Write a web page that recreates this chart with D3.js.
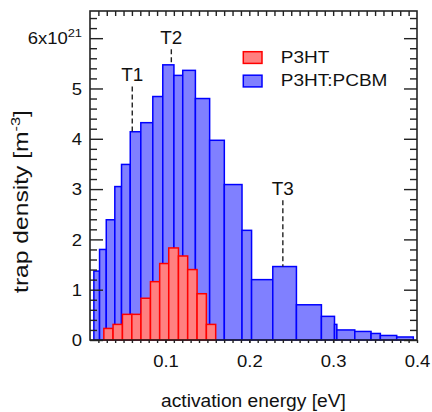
<!DOCTYPE html>
<html>
<head>
<meta charset="utf-8">
<script src="https://cdn.jsdelivr.net/npm/d3@7"></script>
<style>
    body { margin: 0; background: #fff; }
    text { font-family: "Liberation Sans", Arial, sans-serif; fill: #111; }
</style>
</head>
<body>
<div id="chartContainer"></div>
<script>
// P3HT:PCBM bins (variable width), edges in eV and trap density in 1e21 m^-3
const blendEdges = [0.0146, 0.0214, 0.0294, 0.0396, 0.0476, 0.058, 0.0706, 0.0849, 0.0968, 0.1101,
    0.1206, 0.1357, 0.1527, 0.1702, 0.1913, 0.2027, 0.228, 0.2562, 0.286, 0.3016,
    0.3044, 0.3258, 0.3452, 0.3563, 0.3758, 0.3956];
const blendValues = [1.37, 1.80, 2.39, 3.05, 3.49, 4.14, 4.32, 4.84, 5.47, 5.26,
    5.36, 4.80, 3.97, 3.09, 2.18, 1.20, 1.46, 0.70, 0.47, 0.31,
    0.20, 0.17, 0.13, 0.09, 0.06];

// pristine P3HT bins
const p3htEdges = [0.0265, 0.0375, 0.0487, 0.0599, 0.0708, 0.0821, 0.0931, 0.1039,
    0.1155, 0.1265, 0.1377, 0.1488, 0.1599];
const p3htValues = [0.23, 0.31, 0.51, 0.51, 0.83, 1.16, 1.52, 1.83, 1.67, 1.40, 0.92, 0.31];

// trap markers
const trapNames = ['T1', 'T2', 'T3'];
const trapEnergy = [0.0604, 0.107, 0.240];
const trapTop = [5.04, 5.78, 2.78];

const seriesNames = ['P3HT', 'P3HT:PCBM'];
const xTickLabels = [0.1, 0.2, 0.3, 0.4];
const yTickLabels = [0, 1, 2, 3, 4, 5, 6];

const width = 432;
const height = 412;
const margin = {top: 11, right: 15, bottom: 72, left: 90};
const stretch = 1.12;
const ink = '#222';

const svg = d3.select('#chartContainer')
    .append('svg')
    .attr('width', width)
    .attr('height', height);

const x = d3.scaleLinear().domain([0.01, 0.4]).range([margin.left, width - margin.right]);
const y = d3.scaleLinear().domain([0, 6.54]).range([height - margin.bottom, margin.top]);

function toBins(edges, values) {
    return values.map((v, i) => ({x0: edges[i], x1: edges[i + 1], v: v}));
}
const blendBins = toBins(blendEdges, blendValues);
const p3htBins = toBins(p3htEdges, p3htValues);

// blue bars then red bars over them
function drawBars(bins, fill, stroke) {
    svg.append('g')
        .selectAll('rect')
        .data(bins)
        .enter()
        .append('rect')
        .attr('x', d => x(d.x0))
        .attr('y', d => y(d.v))
        .attr('width', d => x(d.x1) - x(d.x0))
        .attr('height', d => y(0) - y(d.v))
        .attr('fill', fill)
        .attr('stroke', stroke)
        .attr('stroke-width', 1.5);
}
drawBars(blendBins, '#8080ff', '#0000ff');
drawBars(p3htBins, '#ff8080', '#ff0000');

// dashed trap markers, they stop on the highest bar under them
function barHeightAt(e) {
    const hit = blendBins.concat(p3htBins).filter(b => e >= b.x0 && e < b.x1);
    return d3.max(hit, b => b.v) || 0;
}
const traps = trapNames.map((n, i) => ({name: n, e: trapEnergy[i], top: trapTop[i]}));
svg.append('g')
    .selectAll('line')
    .data(traps)
    .enter()
    .append('line')
    .attr('x1', d => x(d.e))
    .attr('x2', d => x(d.e))
    .attr('y1', d => y(d.top))
    .attr('y2', d => y(barHeightAt(d.e)))
    .attr('stroke', ink)
    .attr('stroke-width', 1.4)
    .attr('stroke-dasharray', '5,3');
svg.append('g')
    .selectAll('text')
    .data(traps)
    .enter()
    .append('text')
    .attr('transform', d => `translate(${x(d.e)},${y(d.top) - 5}) scale(1.05,1)`)
    .attr('text-anchor', 'middle')
    .style('font-size', '18px')
    .text(d => d.name);

// axes: ticks point inward on left/right/top, small outward ticks at bottom
const minorY = d3.range(0, 33).map(i => i / 5).filter(v => v % 1 !== 0 && v < 6.54);
const minorX = d3.range(2, 40).map(i => i / 100);

function cleanAxis(g) {
    g.select('.domain').remove();
    g.selectAll('line').attr('stroke', ink).attr('stroke-width', 1.4);
}

svg.append('g')
    .attr('transform', `translate(${margin.left},0)`)
    .call(d3.axisLeft(y).tickValues(minorY).tickSize(-7).tickFormat(''))
    .call(cleanAxis);
const yAxis = svg.append('g')
    .attr('transform', `translate(${margin.left},0)`)
    .call(d3.axisLeft(y).tickValues(yTickLabels).tickSize(-13).tickPadding(0).tickFormat(d3.format('d')))
    .call(cleanAxis);
yAxis.selectAll('text')
    .attr('x', null)
    .attr('dy', null)
    .attr('transform', `translate(-8,5.8) scale(${stretch},1)`)
    .style('font-size', '16.5px')
    .attr('fill', '#111');
yAxis.selectAll('.tick text')
    .filter(d => d === 6)
    .text('6x10')
    .append('tspan')
    .attr('dy', '-7')
    .style('font-size', '11.5px')
    .text('21');

svg.append('g')
    .attr('transform', `translate(${width - margin.right},0)`)
    .call(d3.axisRight(y).tickValues(minorY).tickSize(-7).tickFormat(''))
    .call(cleanAxis);
svg.append('g')
    .attr('transform', `translate(${width - margin.right},0)`)
    .call(d3.axisRight(y).tickValues(yTickLabels).tickSize(-13).tickFormat(''))
    .call(cleanAxis);

svg.append('g')
    .attr('transform', `translate(0,${margin.top})`)
    .call(d3.axisTop(x).tickValues(minorX).tickSize(-5).tickFormat(''))
    .call(cleanAxis);

svg.append('g')
    .attr('transform', `translate(0,${height - margin.bottom})`)
    .call(d3.axisBottom(x).tickValues(minorX).tickSize(3).tickFormat(''))
    .call(cleanAxis);
const xAxis = svg.append('g')
    .attr('transform', `translate(0,${height - margin.bottom})`)
    .call(d3.axisBottom(x).tickValues(xTickLabels).tickSize(3).tickFormat(d3.format('.1f')))
    .call(cleanAxis);
xAxis.selectAll('text')
    .attr('y', null)
    .attr('dy', null)
    .attr('transform', `translate(0,26.7) scale(${stretch},1)`)
    .style('font-size', '16.5px')
    .attr('fill', '#111');

// frame
svg.append('rect')
    .attr('x', margin.left)
    .attr('y', margin.top)
    .attr('width', width - margin.left - margin.right)
    .attr('height', height - margin.top - margin.bottom)
    .attr('fill', 'none')
    .attr('stroke', ink)
    .attr('stroke-width', 1.6);

// legend
const legendColors = [['#ff8080', '#ff0000'], ['#8080ff', '#0000ff']];
const legend = svg.append('g')
    .selectAll('g')
    .data(seriesNames)
    .enter()
    .append('g')
    .attr('transform', (d, i) => `translate(243.3,${51.7 + i * 23.5})`);
legend.append('rect')
    .attr('width', 18.7)
    .attr('height', 11.7)
    .attr('fill', (d, i) => legendColors[i][0])
    .attr('stroke', (d, i) => legendColors[i][1])
    .attr('stroke-width', 1.5);
legend.append('text')
    .attr('transform', `translate(37.4,11) scale(${stretch},1)`)
    .style('font-size', '17px')
    .text(d => d);

// axis titles, stretched to the width they take in the figure
function fitWidth(sel, target, base) {
    const w = sel.node().getBBox().width;
    sel.attr('transform', base + ` scale(${target / w},1)`);
}

const xTitle = svg.append('text')
    .attr('text-anchor', 'middle')
    .style('font-size', '17.5px')
    .text('activation energy [eV]');
fitWidth(xTitle, 185, `translate(${(margin.left + width - margin.right) / 2},406.7)`);

const yTitle = svg.append('text')
    .attr('text-anchor', 'middle')
    .style('font-size', '19.5px');
yTitle.append('tspan').text('trap density [m');
yTitle.append('tspan').attr('dy', '-8').style('font-size', '13px').text('-3');
yTitle.append('tspan').attr('dy', '8').text(']');
fitWidth(yTitle, 183, 'translate(28,201.5) rotate(-90)');
</script>
</body>
</html>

Directions: Write out nothing but the lines from the start of the data through the line with "const trapTop = [5.04, 5.78, 2.78];". Leave out the pictures.

Response:
Write a web page that recreates this chart with D3.js.
<!DOCTYPE html>
<html>
<head>
<meta charset="utf-8">
<script src="https://cdn.jsdelivr.net/npm/d3@7"></script>
<style>
    body { margin: 0; background: #fff; }
    text { font-family: "Liberation Sans", Arial, sans-serif; fill: #111; }
</style>
</head>
<body>
<div id="chartContainer"></div>
<script>
// P3HT:PCBM bins (variable width), edges in eV and trap density in 1e21 m^-3
const blendEdges = [0.0146, 0.0214, 0.0294, 0.0396, 0.0476, 0.058, 0.0706, 0.0849, 0.0968, 0.1101,
    0.1206, 0.1357, 0.1527, 0.1702, 0.1913, 0.2027, 0.228, 0.2562, 0.286, 0.3016,
    0.3044, 0.3258, 0.3452, 0.3563, 0.3758, 0.3956];
const blendValues = [1.37, 1.80, 2.39, 3.05, 3.49, 4.14, 4.32, 4.84, 5.47, 5.26,
    5.36, 4.80, 3.97, 3.09, 2.18, 1.20, 1.46, 0.70, 0.47, 0.31,
    0.20, 0.17, 0.13, 0.09, 0.06];

// pristine P3HT bins
const p3htEdges = [0.0265, 0.0375, 0.0487, 0.0599, 0.0708, 0.0821, 0.0931, 0.1039,
    0.1155, 0.1265, 0.1377, 0.1488, 0.1599];
const p3htValues = [0.23, 0.31, 0.51, 0.51, 0.83, 1.16, 1.52, 1.83, 1.67, 1.40, 0.92, 0.31];

// trap markers
const trapNames = ['T1', 'T2', 'T3'];
const trapEnergy = [0.0604, 0.107, 0.240];
const trapTop = [5.04, 5.78, 2.78];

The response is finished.